Retype the listing below line for line, but only from the line with "Output the Python" down to the line with "plt.rcParams['hatch.linewidth'] = 1.0", inclusive. Pictures stay out.

═══ GIVEN RECORDS ═══

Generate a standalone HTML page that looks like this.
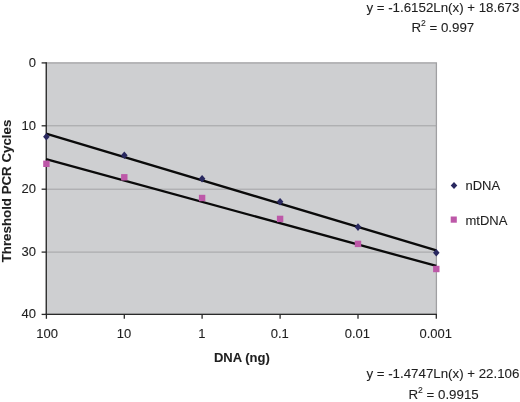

═══
═══ GIVEN RECORDS ═══

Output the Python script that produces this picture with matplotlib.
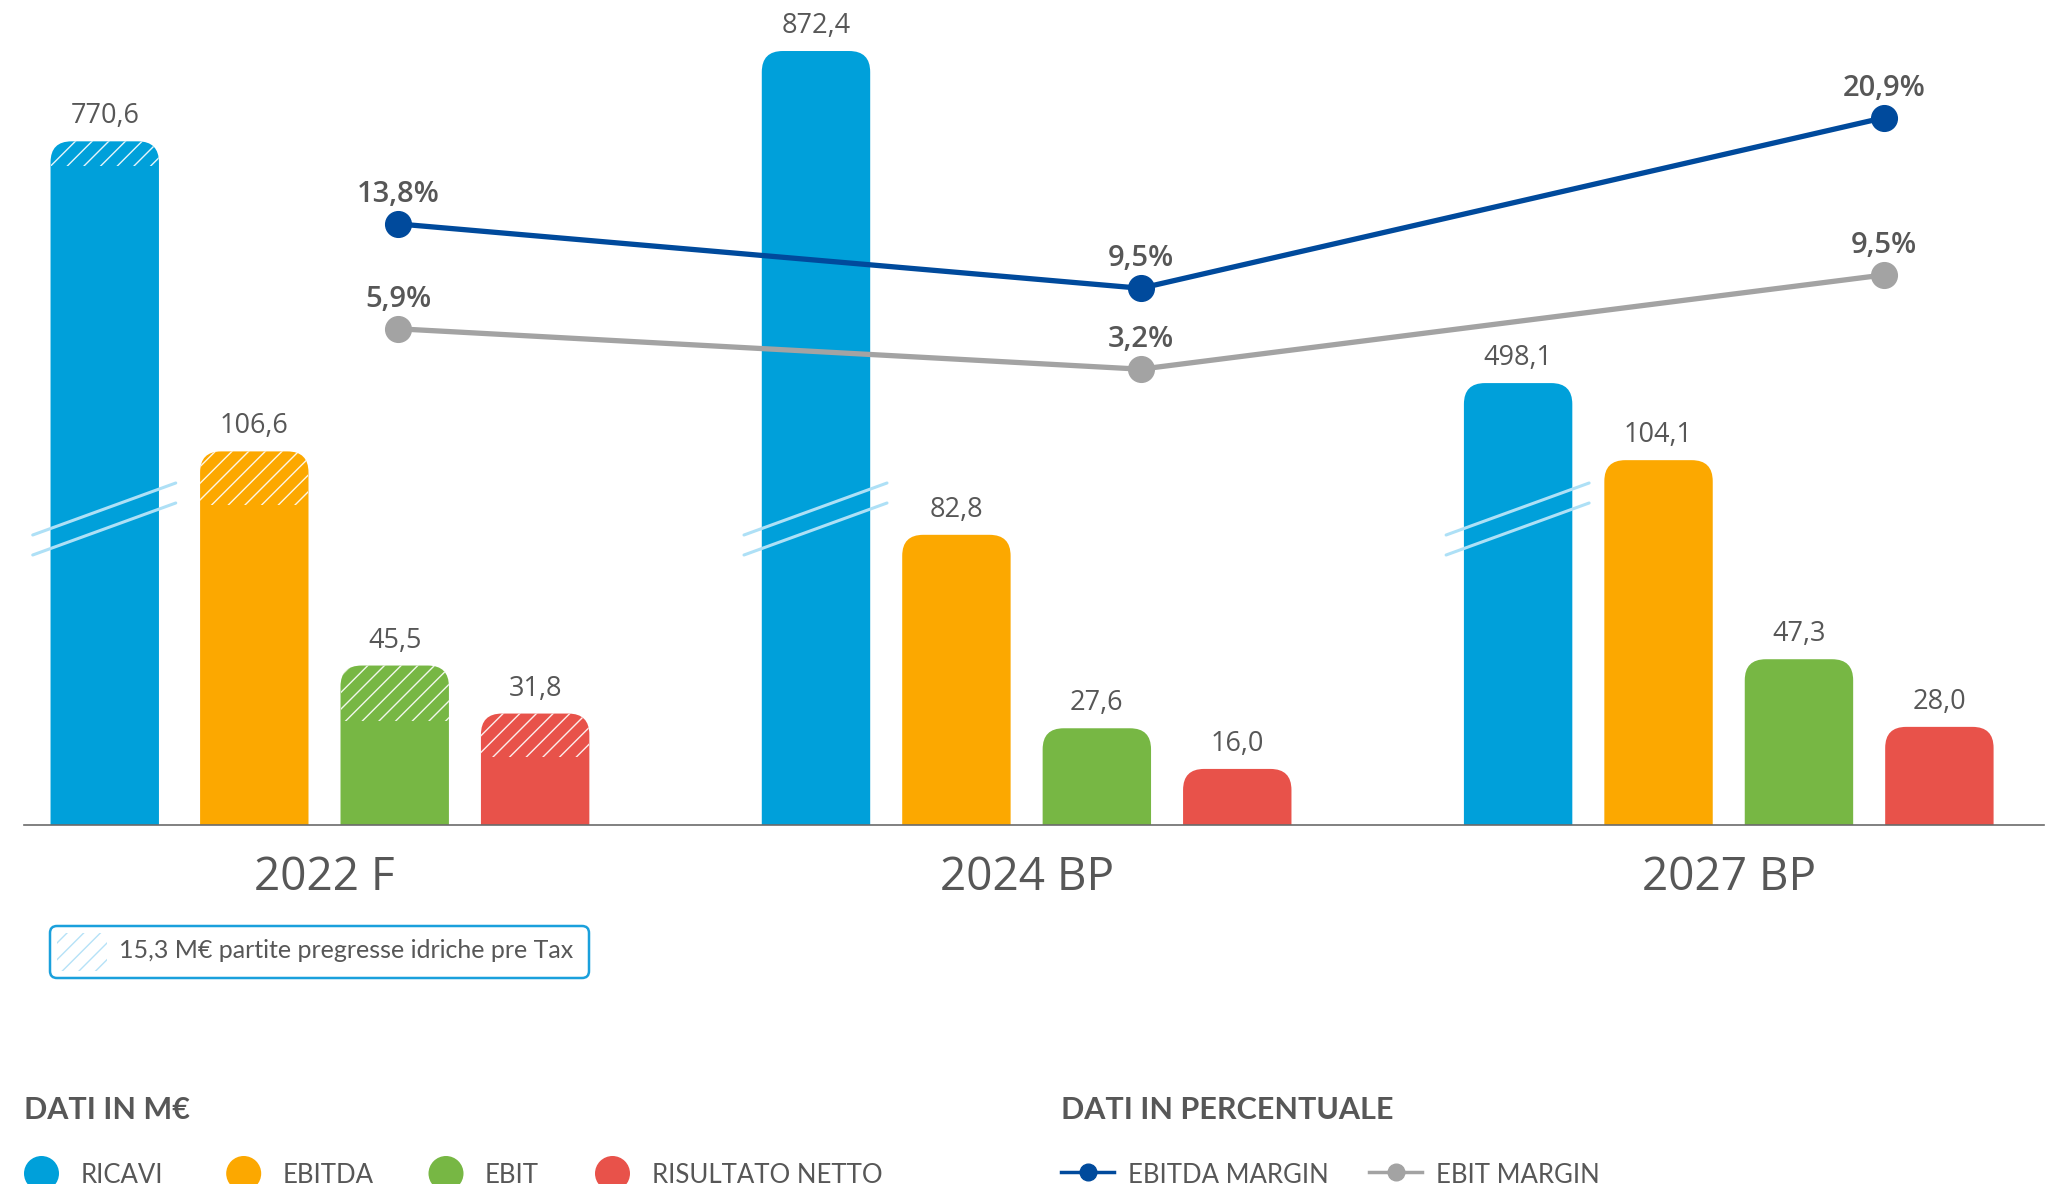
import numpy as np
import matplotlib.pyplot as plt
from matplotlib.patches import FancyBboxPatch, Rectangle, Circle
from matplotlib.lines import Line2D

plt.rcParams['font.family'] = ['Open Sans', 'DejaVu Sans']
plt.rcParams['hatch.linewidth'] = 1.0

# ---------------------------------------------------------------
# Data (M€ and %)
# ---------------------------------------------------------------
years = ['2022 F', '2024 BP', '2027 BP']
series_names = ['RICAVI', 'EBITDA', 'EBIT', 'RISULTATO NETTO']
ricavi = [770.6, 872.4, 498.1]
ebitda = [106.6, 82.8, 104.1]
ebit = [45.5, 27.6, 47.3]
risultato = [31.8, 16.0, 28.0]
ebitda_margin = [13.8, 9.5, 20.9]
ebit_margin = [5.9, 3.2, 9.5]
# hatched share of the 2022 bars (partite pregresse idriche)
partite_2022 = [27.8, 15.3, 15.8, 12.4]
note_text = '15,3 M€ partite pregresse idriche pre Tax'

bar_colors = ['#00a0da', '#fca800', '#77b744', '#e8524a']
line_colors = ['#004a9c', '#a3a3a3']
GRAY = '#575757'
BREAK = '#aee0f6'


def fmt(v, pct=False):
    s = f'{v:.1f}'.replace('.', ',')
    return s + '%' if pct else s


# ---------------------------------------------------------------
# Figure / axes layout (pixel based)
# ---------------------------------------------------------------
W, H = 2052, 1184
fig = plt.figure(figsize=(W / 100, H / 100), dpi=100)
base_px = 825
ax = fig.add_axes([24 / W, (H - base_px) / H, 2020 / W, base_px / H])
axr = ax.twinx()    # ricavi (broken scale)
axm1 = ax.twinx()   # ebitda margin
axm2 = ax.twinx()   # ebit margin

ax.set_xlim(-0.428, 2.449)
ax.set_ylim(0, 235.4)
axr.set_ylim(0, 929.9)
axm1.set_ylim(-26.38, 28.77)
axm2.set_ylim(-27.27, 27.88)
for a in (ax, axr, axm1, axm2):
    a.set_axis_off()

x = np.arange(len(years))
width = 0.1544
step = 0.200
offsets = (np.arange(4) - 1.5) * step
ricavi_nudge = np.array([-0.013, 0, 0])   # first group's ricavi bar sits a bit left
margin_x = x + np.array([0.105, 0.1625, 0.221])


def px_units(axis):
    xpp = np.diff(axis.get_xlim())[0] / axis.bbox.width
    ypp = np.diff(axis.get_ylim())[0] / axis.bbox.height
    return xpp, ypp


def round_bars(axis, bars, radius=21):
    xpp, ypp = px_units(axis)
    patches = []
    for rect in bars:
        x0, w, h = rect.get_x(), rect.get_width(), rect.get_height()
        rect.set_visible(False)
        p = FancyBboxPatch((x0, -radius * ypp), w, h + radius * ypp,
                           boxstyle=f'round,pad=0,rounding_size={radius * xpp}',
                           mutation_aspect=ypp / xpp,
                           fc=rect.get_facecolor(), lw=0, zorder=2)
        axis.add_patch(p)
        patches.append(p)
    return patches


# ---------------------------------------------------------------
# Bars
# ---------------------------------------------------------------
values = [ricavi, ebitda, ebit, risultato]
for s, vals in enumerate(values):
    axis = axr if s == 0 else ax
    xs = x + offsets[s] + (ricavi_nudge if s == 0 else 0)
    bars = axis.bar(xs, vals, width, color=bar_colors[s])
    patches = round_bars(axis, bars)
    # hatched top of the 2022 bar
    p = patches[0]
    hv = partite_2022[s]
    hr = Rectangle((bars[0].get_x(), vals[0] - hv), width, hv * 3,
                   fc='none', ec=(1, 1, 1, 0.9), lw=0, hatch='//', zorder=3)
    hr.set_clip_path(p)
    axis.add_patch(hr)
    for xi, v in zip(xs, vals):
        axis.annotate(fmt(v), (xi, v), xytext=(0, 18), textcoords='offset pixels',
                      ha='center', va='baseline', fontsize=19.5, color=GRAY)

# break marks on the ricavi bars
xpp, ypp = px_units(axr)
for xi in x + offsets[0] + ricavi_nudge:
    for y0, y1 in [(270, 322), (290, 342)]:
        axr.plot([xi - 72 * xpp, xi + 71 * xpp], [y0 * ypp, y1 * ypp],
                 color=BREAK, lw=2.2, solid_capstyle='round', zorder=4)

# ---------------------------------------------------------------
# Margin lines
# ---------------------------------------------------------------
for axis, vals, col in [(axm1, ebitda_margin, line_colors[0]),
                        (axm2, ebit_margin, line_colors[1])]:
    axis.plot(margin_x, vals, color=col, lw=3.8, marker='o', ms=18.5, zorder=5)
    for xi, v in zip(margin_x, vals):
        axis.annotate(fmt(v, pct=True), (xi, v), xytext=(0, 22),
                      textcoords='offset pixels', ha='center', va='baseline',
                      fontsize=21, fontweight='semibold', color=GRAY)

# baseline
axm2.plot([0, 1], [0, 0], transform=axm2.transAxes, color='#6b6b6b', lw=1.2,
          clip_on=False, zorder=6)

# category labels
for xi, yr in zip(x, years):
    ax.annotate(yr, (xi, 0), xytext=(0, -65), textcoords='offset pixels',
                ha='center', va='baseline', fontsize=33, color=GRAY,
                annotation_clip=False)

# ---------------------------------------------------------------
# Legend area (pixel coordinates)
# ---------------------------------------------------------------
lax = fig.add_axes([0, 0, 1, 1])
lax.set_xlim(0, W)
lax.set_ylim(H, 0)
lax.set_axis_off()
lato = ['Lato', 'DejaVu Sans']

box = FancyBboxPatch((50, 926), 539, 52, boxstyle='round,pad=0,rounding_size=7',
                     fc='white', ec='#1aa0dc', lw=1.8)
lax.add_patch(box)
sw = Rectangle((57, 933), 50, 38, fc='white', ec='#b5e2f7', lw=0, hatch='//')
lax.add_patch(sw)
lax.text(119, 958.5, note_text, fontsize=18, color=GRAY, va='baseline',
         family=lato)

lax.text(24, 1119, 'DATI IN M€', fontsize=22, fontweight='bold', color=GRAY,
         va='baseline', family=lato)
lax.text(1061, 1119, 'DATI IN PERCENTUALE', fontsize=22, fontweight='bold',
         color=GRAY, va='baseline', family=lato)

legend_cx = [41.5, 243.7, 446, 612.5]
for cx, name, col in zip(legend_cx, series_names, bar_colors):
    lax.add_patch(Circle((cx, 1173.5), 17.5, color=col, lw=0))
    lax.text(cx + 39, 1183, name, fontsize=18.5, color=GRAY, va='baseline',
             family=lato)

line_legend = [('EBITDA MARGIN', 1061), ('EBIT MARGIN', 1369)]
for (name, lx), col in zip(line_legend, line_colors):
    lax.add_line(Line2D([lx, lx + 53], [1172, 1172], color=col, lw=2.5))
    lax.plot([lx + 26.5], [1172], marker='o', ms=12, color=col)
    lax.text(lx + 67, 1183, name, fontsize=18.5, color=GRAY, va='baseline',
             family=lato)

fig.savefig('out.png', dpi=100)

═══

IN RESPONSE:
Output the Python script that produces this picture with matplotlib.
import numpy as np
import matplotlib.pyplot as plt
from matplotlib.patches import FancyBboxPatch, Rectangle, Circle
from matplotlib.lines import Line2D

plt.rcParams['font.family'] = ['Open Sans', 'DejaVu Sans']
plt.rcParams['hatch.linewidth'] = 1.0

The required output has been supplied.